## Brief
Copy each line exactly. Drop every picture.

## Stored data
•••••
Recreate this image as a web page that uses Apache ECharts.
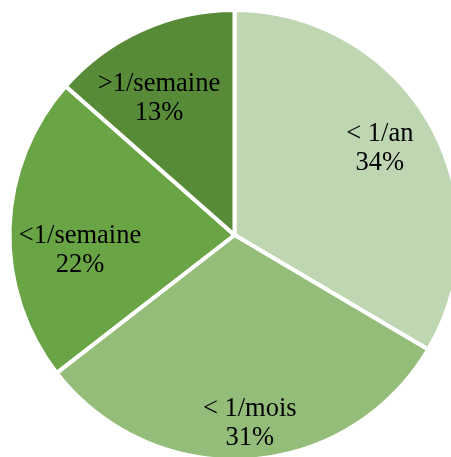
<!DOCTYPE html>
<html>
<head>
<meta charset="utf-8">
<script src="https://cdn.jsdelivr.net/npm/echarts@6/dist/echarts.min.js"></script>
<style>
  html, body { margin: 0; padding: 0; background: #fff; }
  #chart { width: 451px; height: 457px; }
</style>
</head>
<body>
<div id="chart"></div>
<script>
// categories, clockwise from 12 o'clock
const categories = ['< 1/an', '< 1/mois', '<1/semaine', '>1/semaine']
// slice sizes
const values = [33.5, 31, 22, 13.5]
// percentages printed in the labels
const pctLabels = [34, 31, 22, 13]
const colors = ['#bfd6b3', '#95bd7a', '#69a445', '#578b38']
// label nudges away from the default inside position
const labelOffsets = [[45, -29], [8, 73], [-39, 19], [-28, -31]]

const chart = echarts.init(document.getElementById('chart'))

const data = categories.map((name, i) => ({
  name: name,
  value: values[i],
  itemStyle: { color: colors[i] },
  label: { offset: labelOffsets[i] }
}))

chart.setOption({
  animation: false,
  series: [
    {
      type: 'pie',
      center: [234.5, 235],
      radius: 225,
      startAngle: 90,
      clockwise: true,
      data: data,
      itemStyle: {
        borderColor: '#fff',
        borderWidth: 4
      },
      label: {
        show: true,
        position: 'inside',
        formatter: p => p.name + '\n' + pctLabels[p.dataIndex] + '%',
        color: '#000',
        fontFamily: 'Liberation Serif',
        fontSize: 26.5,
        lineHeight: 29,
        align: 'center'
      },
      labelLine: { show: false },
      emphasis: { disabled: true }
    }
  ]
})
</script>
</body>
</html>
•••••
## Output of the task
Recreate this image as a web page that uses Apache ECharts.
<!DOCTYPE html>
<html>
<head>
<meta charset="utf-8">
<script src="https://cdn.jsdelivr.net/npm/echarts@6/dist/echarts.min.js"></script>
<style>
  html, body { margin: 0; padding: 0; background: #fff; }
  #chart { width: 451px; height: 457px; }
</style>
</head>
<body>
<div id="chart"></div>
<script>
// categories, clockwise from 12 o'clock
const categories = ['< 1/an', '< 1/mois', '<1/semaine', '>1/semaine']
// slice sizes
const values = [33.5, 31, 22, 13.5]
// percentages printed in the labels
const pctLabels = [34, 31, 22, 13]
const colors = ['#bfd6b3', '#95bd7a', '#69a445', '#578b38']
// label nudges away from the default inside position
const labelOffsets = [[45, -29], [8, 73], [-39, 19], [-28, -31]]

const chart = echarts.init(document.getElementById('chart'))

const data = categories.map((name, i) => ({
  name: name,
  value: values[i],
  itemStyle: { color: colors[i] },
  label: { offset: labelOffsets[i] }
}))

chart.setOption({
  animation: false,
  series: [
    {
      type: 'pie',
      center: [234.5, 235],
      radius: 225,
      startAngle: 90,
      clockwise: true,
      data: data,
      itemStyle: {
        borderColor: '#fff',
        borderWidth: 4
      },
      label: {
        show: true,
        position: 'inside',
        formatter: p => p.name + '\n' + pctLabels[p.dataIndex] + '%',
        color: '#000',
        fontFamily: 'Liberation Serif',
        fontSize: 26.5,
        lineHeight: 29,
        align: 'center'
      },
      labelLine: { show: false },
      emphasis: { disabled: true }
    }
  ]
})
</script>
</body>
</html>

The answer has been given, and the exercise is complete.